To verify this, simulated multiple dice rolls number of times to get a distribution and then used the Shapiro-Wilk test to calculate p-value.
What seems strange is that if we increase the number of rolls, the histogram becomes smoother and apparently closer to normal by p- value tends to decline until it stays below 0.05 for any number of repetitions.
Both Python and R gives the same results. Below are two pieces of code in Python. One plots p value vs. the number of rolls. The other repeats the experiment 1000 times and calculates the percentage of results supporting the null hypothesis with p > 0.05.
E.g., with 20 dice, the percentage for 100 rolls is about 94; 700 rolls - 75%, 1500 rolls - 11%, 2000 rolls - 0%.
How can we explain this phenomenon?
import numpy as np
import matplotlib.pyplot as plt
from scipy import stats
def shapiro_p(n_dice, n_throws):
rng = np.random.default_rng()
throwing = rng.integers(1, high=6, size=(n_throws, n_dice), endpoint=True)
X = np.sum(throwing, axis=1) / n_dice
shapiro_test = stats.shapiro(X)
return shapiro_test.pvalue
n_dice = int(input('Input the number of dice '))
n_max = int(input('Input the number of rolls '))
x = [n for n in range(3, n_max + 1)]
y = [shapiro_p(n_dice, n) for n in range(3, n_max + 1)]
figure_title = 'Number of dice: {0}'.format(n_dice)
plt.plot(x, y)
plt.hlines(0.05, 3, n_max + 1, colors='red')
plt.xlabel('Number of rolls')
plt.ylabel('p')
plt.title(figure_title)
plt.grid(True)
plt.show()
The second piece of code:
from scipy import stats
import random
dice = [i for i in range(1, 7)]
def shapiro_p(n_dice, n_rolls):
sampl = [sum(random.choices(dice, k=n_dice)) for j in range(n_rolls)]
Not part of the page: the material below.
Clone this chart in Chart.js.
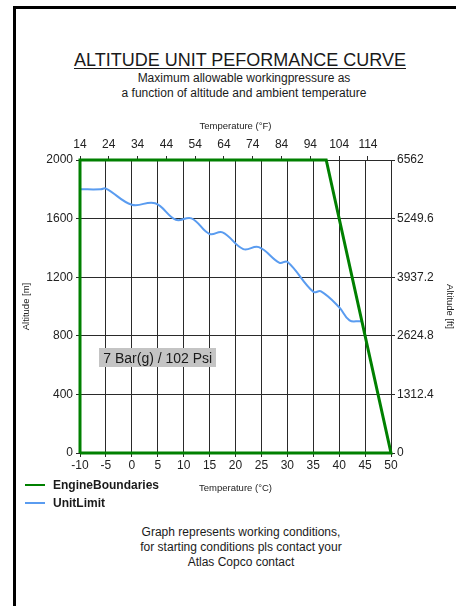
<!DOCTYPE html>
<html>
<head>
<meta charset="utf-8">
<script src="https://cdn.jsdelivr.net/npm/chart.js@4.4.0/dist/chart.umd.min.js"></script>
<style>
  html, body { margin: 0; padding: 0; background: #fff; }
  body { width: 456px; height: 606px; position: relative; overflow: hidden; font-family: Arial, "Liberation Sans", sans-serif; color: #1a1a1a; }
  .frame { position: absolute; left: 13px; top: 6px; width: 600px; height: 700px; border-left: 3px solid #000; border-top: 3px solid #000; }
  .title { position: absolute; left: 0; width: 480px; top: 49px; text-align: center; font-size: 18px; line-height: 22px; text-decoration: underline; text-underline-offset: 2px; }
  .sub { position: absolute; left: 0; width: 488px; top: 71px; text-align: center; font-size: 12px; line-height: 15px; }
  .foot { position: absolute; left: 0; width: 482px; top: 525px; text-align: center; font-size: 12px; line-height: 15px; }
  #chart { position: absolute; left: 0; top: 110px; }
  .legend { position: absolute; left: 25px; top: 476px; font-size: 12px; font-weight: bold; }
  .legend div { height: 18px; line-height: 18px; white-space: nowrap; }
  .legend span.sw { display: inline-block; width: 20px; height: 2px; vertical-align: middle; margin-right: 8px; position: relative; top: -1px; }
</style>
</head>
<body>
<div class="frame"></div>
<div class="title">ALTITUDE UNIT PEFORMANCE CURVE</div>
<div class="sub">Maximum allowable workingpressure as<br>a function of altitude and ambient temperature</div>
<canvas id="chart" width="456" height="400"></canvas>
<div class="legend" id="legend"></div>
<div class="foot">Graph represents working conditions,<br>for starting conditions pls contact your<br>Atlas Copco contact</div>
<script>
// axis ticks
const tempTicks = [-10, -5, 0, 5, 10, 15, 20, 25, 30, 35, 40, 45, 50];
const fahrenheitTicks = [14, 24, 34, 44, 54, 64, 74, 84, 94, 104, 114];
const altitudeTicks = [0, 400, 800, 1200, 1600, 2000];
const feetTicks = [0, 1312.4, 2624.8, 3937.2, 5249.6, 6562];

// engine operating envelope (°C, m)
const engineTemp = [-10, -10, 37.5, 50, -10];
const engineAlt = [0, 2000, 2000, 0, 0];

// unit limit curve (°C, m)
const unitTemp = [-10, -6, -5, 0, 4.5, 8.5, 11.5, 15, 17.5, 21.5, 24.5, 28.5, 30, 35, 36.5, 40, 42, 44, 44.4];
const unitAlt = [1800, 1800, 1805, 1695, 1705, 1592, 1602, 1495, 1506, 1392, 1405, 1298, 1305, 1100, 1103, 995, 905, 900, 900];

// pressure label
const pressureText = '7 Bar(g) / 102 Psi';
const pressureTemp = 5;
const pressureAlt = 650;

const seriesNames = ['EngineBoundaries', 'UnitLimit'];
const seriesColors = ['#008000', '#5a9cf0'];

const toPoints = (xs, ys) => xs.map((x, i) => ({ x: x, y: ys[i] }));
const fixTicks = list => scale => { scale.ticks = list.map(v => ({ value: v })); };
const plain = v => String(v);

const gridColor = '#2a2a2a';
const tickFont = { family: 'Arial, "Liberation Sans", sans-serif', size: 12 };
const titleFont = { family: 'Arial, "Liberation Sans", sans-serif', size: 9.5 };

const pressureLabel = {
  id: 'pressureLabel',
  afterDatasetsDraw(chart) {
    const ctx = chart.ctx;
    const cx = chart.scales.x.getPixelForValue(pressureTemp);
    const cy = chart.scales.y.getPixelForValue(pressureAlt);
    ctx.save();
    ctx.font = '14px Arial, "Liberation Sans", sans-serif';
    const w = ctx.measureText(pressureText).width + 8;
    const h = 19;
    ctx.fillStyle = '#c4c4c4';
    ctx.fillRect(Math.round(cx - w / 2), Math.round(cy - h / 2), Math.round(w), h);
    ctx.fillStyle = '#1a1a1a';
    ctx.textAlign = 'center';
    ctx.textBaseline = 'middle';
    ctx.fillText(pressureText, cx, cy + 1);
    ctx.restore();
  }
};

new Chart(document.getElementById('chart'), {
  type: 'line',
  data: {
    datasets: [
      { label: seriesNames[0], data: toPoints(engineTemp, engineAlt), borderColor: seriesColors[0], borderWidth: 3, tension: 0, pointRadius: 0, fill: false, clip: 6 },
      { label: seriesNames[1], data: toPoints(unitTemp, unitAlt), borderColor: seriesColors[1], borderWidth: 2, tension: 0.4, pointRadius: 0, fill: false }
    ]
  },
  options: {
    responsive: false,
    animation: false,
    layout: { padding: 0 },
    plugins: { legend: { display: false }, tooltip: { enabled: false } },
    scales: {
      x: {
        type: 'linear', position: 'bottom', min: -10, max: 50,
        afterBuildTicks: fixTicks(tempTicks),
        afterFit: s => { s.height = 57; },
        ticks: { color: '#222', font: tickFont, padding: 1, maxRotation: 0, autoSkip: false, callback: plain },
        grid: { color: gridColor, tickColor: gridColor, tickLength: 4 },
        border: { color: gridColor },
        title: { display: true, text: 'Temperature (°C)', color: '#222', font: titleFont, padding: { top: 0, bottom: 16 } }
      },
      y: {
        type: 'linear', position: 'left', min: 0, max: 2000,
        afterBuildTicks: fixTicks(altitudeTicks),
        afterFit: s => { s.width = 80; },
        ticks: { color: '#222', font: tickFont, padding: 3, autoSkip: false, callback: plain },
        grid: { color: gridColor, tickColor: gridColor, tickLength: 4 },
        border: { color: gridColor },
        title: { display: true, text: 'Altitude [m]', color: '#222', font: titleFont, padding: { top: 21, bottom: 0 } }
      },
      x2: {
        type: 'linear', position: 'top', min: 14, max: 122,
        afterBuildTicks: fixTicks(fahrenheitTicks),
        afterFit: s => { s.height = 50; },
        ticks: { color: '#222', font: tickFont, padding: 4, maxRotation: 0, autoSkip: false, callback: plain },
        grid: { drawOnChartArea: false, tickColor: gridColor, tickLength: 4 },
        border: { color: gridColor },
        title: { display: true, text: 'Temperature (°F)', color: '#222', font: titleFont, padding: { top: 11, bottom: 0 } }
      },
      y2: {
        type: 'linear', position: 'right', min: 0, max: 6562,
        afterBuildTicks: fixTicks(feetTicks),
        afterFit: s => { s.width = 65; },
        ticks: { color: '#222', font: tickFont, padding: 2, autoSkip: false, callback: plain },
        grid: { drawOnChartArea: false, tickColor: gridColor, tickLength: 4 },
        border: { color: gridColor },
        title: { display: true, text: 'Altitude [ft]', color: '#222', font: titleFont, padding: { top: 0.5, bottom: 0 } }
      }
    }
  },
  plugins: [pressureLabel]
});

// legend below the plot
const legendEl = document.getElementById('legend');
seriesNames.forEach((name, i) => {
  legendEl.innerHTML += `<div><span class="sw" style="background:${seriesColors[i]}"></span>${name}</div>`;
});
</script>
</body>
</html>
shapiro_test = stats.shapiro(sampl)
return shapiro_test.pvalue
n_dice = int(input('Number of dice '))
n_rolls = int(input('Number of rolls in each test '))
# n_tests = int(input('Number of tests '))
n_tests = 1000
null_h = 0
for n in range(n_tests):
if shapiro_p(n_dice, n_rolls) >= 0.05:
null_h += 1
print('Percentage of tests supporting the null hypothesis: ', 100*null_h/n_tests)